Authenticity ensures that the identity of a user is verified accurately before granting the access to systems or data. There are several types of attacks that is used to compromise passwords.

Offline attacks

Offline attacks occur when an attack gains access to a database of hashed or encrypted passwords and attempts to crack them without interacting with the authentication system directly.

  • Attack vector
    • The attacker has access to the hashed passwords, often through a data breach or exploit.
  • Speed
    • The speed is limited to the attacker’s computational resources, the attacker can use powerful hardware to perform rapid computation.
  • Methods
    • Brute force: Trying many password combinations until one works, limited by account lockouts.
    • Dictionary attack: Crack passwords by systematically entering every password in a precompiled list, which contains common passwords, phrases, or previously breached passwords.
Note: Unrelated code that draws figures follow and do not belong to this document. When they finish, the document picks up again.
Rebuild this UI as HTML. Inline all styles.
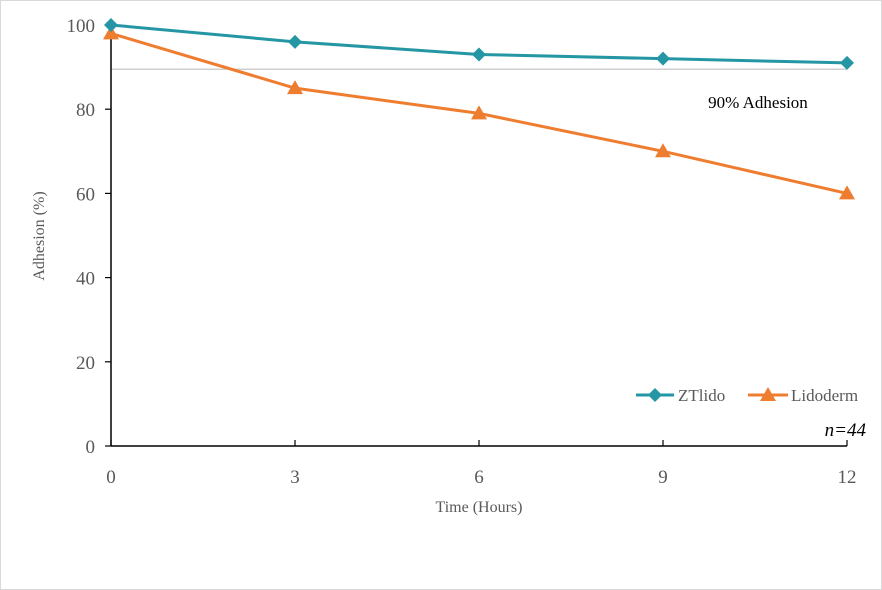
<!DOCTYPE html>
<html><head><meta charset="utf-8"><style>
body{margin:0;background:#fff}
svg{display:block}
text{font-family:"Liberation Serif",serif}
</style></head><body>
<svg id="chart" width="882" height="590">
<rect x="0.5" y="0.5" width="881" height="589" fill="#fff" stroke="#d9d9d9"/>
<g id="g"></g>
</svg>
<script>
const hours=[0,3,6,9,12];
const ztlido=[100,96,93,92,91];
const lidoderm=[98,85,79,70,60];
const yTicks=[0,20,40,60,80,100];
const threshold=89.5;
const X0=111,X1=847,Y0=446,Y1=25;
const xs=v=>X0+(v-0)/(12-0)*(X1-X0);
const ys=v=>Y0-(v/100)*(Y0-Y1);
const NS='http://www.w3.org/2000/svg';
const g=document.getElementById('g');
function mk(t,a,p){const e=document.createElementNS(NS,t);for(const k in a)e.setAttribute(k,a[k]);(p||g).appendChild(e);return e;}
// threshold line
let e=mk('line',{x1:xs(0),x2:xs(12),y1:ys(threshold),y2:ys(threshold),stroke:'#bfbfbf','stroke-width':1.2});


e=mk('text',{x:758,y:108,'font-size':17,fill:'#000','text-anchor':'middle'});e.textContent='90% Adhesion';


// axes
e=mk('line',{x1:X0,x2:X0,y1:Y1-2,y2:Y0,stroke:'#000','stroke-width':1.5});


e=mk('line',{x1:X0,x2:X1,y1:Y0,y2:Y0,stroke:'#000','stroke-width':1.5});


yTicks.forEach(v=>{
 let t=mk('line',{x1:X0-6,x2:X0,y1:ys(v),y2:ys(v),stroke:'#000','stroke-width':1.2});
 
 
 let l=mk('text',{x:95,y:ys(v)+7,'font-size':19,fill:'#595959','text-anchor':'end'});l.textContent=v;
 
 
});
hours.forEach(v=>{
 let t=mk('line',{x1:xs(v),x2:xs(v),y1:Y0-6,y2:Y0,stroke:'#000','stroke-width':1.2});
 
 
 let l=mk('text',{x:xs(v),y:483,'font-size':19,fill:'#595959','text-anchor':'middle'});l.textContent=v;
 
 
});
e=mk('text',{x:479,y:512,'font-size':16,fill:'#595959','text-anchor':'middle'});e.textContent='Time (Hours)';


e=mk('text',{x:0,y:0,'font-size':16,fill:'#595959','text-anchor':'middle',transform:'translate(44,236) rotate(-90)'});e.textContent='Adhesion (%)';


function diamond(cx,cy,p){return mk('polygon',{points:`${cx},${cy-7} ${cx+7},${cy} ${cx},${cy+7} ${cx-7},${cy}`,fill:'#2596a4'},p);}
function tri(cx,cy,p){return mk('polygon',{points:`${cx},${cy-8} ${cx+8},${cy+6} ${cx-8},${cy+6}`,fill:'#ef7d30'},p);}
// series
e=mk('polyline',{points:hours.map((h,i)=>xs(h)+','+ys(lidoderm[i])).join(' '),fill:'none',stroke:'#ef7d30','stroke-width':3});


e=mk('polyline',{points:hours.map((h,i)=>xs(h)+','+ys(ztlido[i])).join(' '),fill:'none',stroke:'#2596a4','stroke-width':3});


hours.forEach((h,i)=>{
 let m=tri(xs(h),ys(lidoderm[i]));
 
 
 let d=diamond(xs(h),ys(ztlido[i]));
 
 
});
// legend
e=mk('line',{x1:636,x2:674,y1:395,y2:395,stroke:'#2596a4','stroke-width':3});


e=diamond(655,395);


e=mk('text',{x:678,y:401,'font-size':17,fill:'#595959'});e.textContent='ZTlido';


e=mk('line',{x1:748,x2:788,y1:395,y2:395,stroke:'#ef7d30','stroke-width':3});


e=tri(768,395);


e=mk('text',{x:791,y:401,'font-size':17,fill:'#595959'});e.textContent='Lidoderm';


e=mk('text',{x:866,y:436,'font-size':19,fill:'#000','font-style':'italic','text-anchor':'end'});e.textContent='n=44';


</script>
</body></html>
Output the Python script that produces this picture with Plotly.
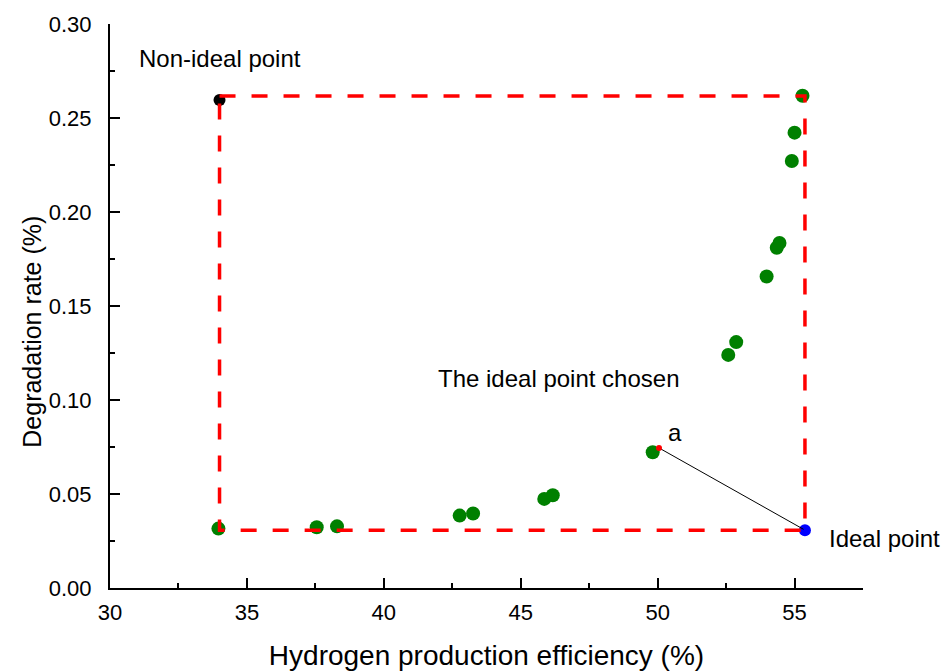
import plotly.graph_objects as go

# ---- data ----
eff = [33.96, 37.55, 38.29, 42.77, 43.26, 45.86, 46.17, 49.82, 52.58, 52.87,
       53.98, 54.35, 54.45, 54.90, 55.00, 55.29]
deg = [0.0316, 0.0323, 0.0328, 0.0385, 0.0396, 0.0474, 0.0493, 0.0722, 0.1240, 0.1308,
       0.1657, 0.1810, 0.1835, 0.2271, 0.2422, 0.2618]

nonideal_x = [34.0]
nonideal_y = [0.2596]
ideal_x = [55.38]
ideal_y = [0.0307]

rect_x = [34.0, 55.38, 55.38, 34.0, 34.0]
rect_y = [0.2617, 0.2617, 0.0307, 0.0307, 0.2617]

link_x = [50.05, 55.33]
link_y = [0.0745, 0.0312]

x_ticks = [30, 35, 40, 45, 50, 55]
y_ticks = [0.00, 0.05, 0.10, 0.15, 0.20, 0.25, 0.30]

FONT = "Liberation Sans, Arial, sans-serif"

fig = go.Figure()
fig.add_trace(go.Scatter(x=eff, y=deg, mode="markers",
                         marker=dict(color="#008000", size=14, line=dict(width=0)),
                         showlegend=False, hoverinfo="skip"))
fig.add_trace(go.Scatter(x=nonideal_x, y=nonideal_y, mode="markers",
                         marker=dict(color="#000000", size=12, line=dict(width=0)),
                         showlegend=False))
fig.add_trace(go.Scatter(x=ideal_x, y=ideal_y, mode="markers",
                         marker=dict(color="#0000ff", size=12, line=dict(width=0)),
                         showlegend=False))
fig.add_trace(go.Scatter(x=rect_x, y=rect_y, mode="lines",
                         line=dict(color="#ff0000", width=3.5, dash="16px,16px"),
                         showlegend=False))
fig.add_trace(go.Scatter(x=link_x, y=link_y, mode="lines",
                         line=dict(color="#000000", width=1),
                         showlegend=False))
fig.add_trace(go.Scatter(x=link_x[:1], y=link_y[:1], mode="markers",
                         marker=dict(color="#ff0000", size=6, line=dict(width=0)),
                         showlegend=False))

txt = dict(size=24, color="#000000", family=FONT)
fig.add_annotation(x=34.0, y=0.2815, text="Non-ideal point", showarrow=False,
                   font=txt, xanchor="center", yanchor="middle")
fig.add_annotation(x=46.4, y=0.1117, text="The ideal point chosen", showarrow=False,
                   font=txt, xanchor="center", yanchor="middle")
fig.add_annotation(x=50.63, y=0.0826, text="a", showarrow=False,
                   font=txt, xanchor="center", yanchor="middle")
fig.add_annotation(x=56.2, y=0.0264, text="Ideal point", showarrow=False,
                   font=txt, xanchor="left", yanchor="middle")

# y-axis title (placed as rotated text beside the axis)
fig.add_annotation(x=0, xref="paper", xanchor="center", xshift=-78,
                   y=0.4544, yref="paper", yanchor="middle",
                   text="Degradation rate (%)", textangle=-90, showarrow=False,
                   font=dict(size=25, color="#000000", family=FONT))

axis_common = dict(showline=True, linecolor="#000000", linewidth=2,
                   ticks="inside", ticklen=10, tickwidth=2, tickcolor="#000000",
                   showgrid=False, zeroline=False, mirror=False, automargin=False,
                   tickfont=dict(size=22, color="#000000", family=FONT))

fig.update_xaxes(range=[30, 57.5], tickvals=x_ticks, ticktext=[str(v) for v in x_ticks],
                 minor=dict(ticks="inside", ticklen=5, tickwidth=2, tickcolor="#000000",
                            dtick=2.5, tick0=30),
                 ticklabelstandoff=4,
                 title=dict(text="Hydrogen production efficiency (%)",
                            font=dict(size=28, color="#000000", family=FONT), standoff=22),
                 **axis_common)
fig.update_yaxes(range=[0, 0.30], tickvals=y_ticks, ticktext=[f"{v:.2f}" for v in y_ticks],
                 minor=dict(ticks="inside", ticklen=5, tickwidth=2, tickcolor="#000000",
                            dtick=0.025, tick0=0),
                 ticklabelstandoff=12,
                 **axis_common)

fig.update_layout(width=951, height=671, autosize=False,
                  margin=dict(l=110, r=88, t=24, b=83, pad=0),
                  plot_bgcolor="#ffffff", paper_bgcolor="#ffffff",
                  showlegend=False)

fig.write_html("out.html")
It is less effective against complex, unique passwords.
    • Rainbow attack: Use tables of plaintext passwords and their corresponding hash values to reverse cryptographic hash functions and find the original plaintext passwords. When a hash is obtained (e.g. from a database breach), the attacker searches the rainbow table for the corresponding plaintext password. It is ineffective when the passwords are hashed with salts.

Online attacks

The attacker interacting with the authentication system try to exploit web system’s weak authentication controls to gain unauthorised access.

  • Attack vector
    • The attacker interact directly with the login interface and target system.
  • Speed
    • Generally slower due to rate limiting, account lockouts, and network latency.
  • Methods
    • Brute force: Trying many password combinations until one works, limited by account lockouts.
    • Credential stuffing: Using known username/password pairs from other breaches, assumes most people reuse the same credentials on multiple sites.
    • Password spraying: Try a few common passwords across many accounts to avoid lockouts.

Preventive measures

Salting passwords

A salt is a random value concatenated to the plaintext before hashing, each password has a unique salt. The same password will produce different hashes due to unique the salt. Attackers need to generate a separate rainbow table for each possible salt value, which is computationally infeasible. The salting process can be described as below:

Password:   "pw1234"
Salt:       "yrtZd"
Hash Value: hash("pw1234" + "yrtZd")

Password salting is effective against the rainbow table attack.

Multi-Factor Authentication (MFA)

MFA requires additional factors beyond just username and password for authentication, such as a code from a mobile app, a fingerprint, or a hardware token. Even if an attacker manages to crack the password, they will still need other factors to gain access.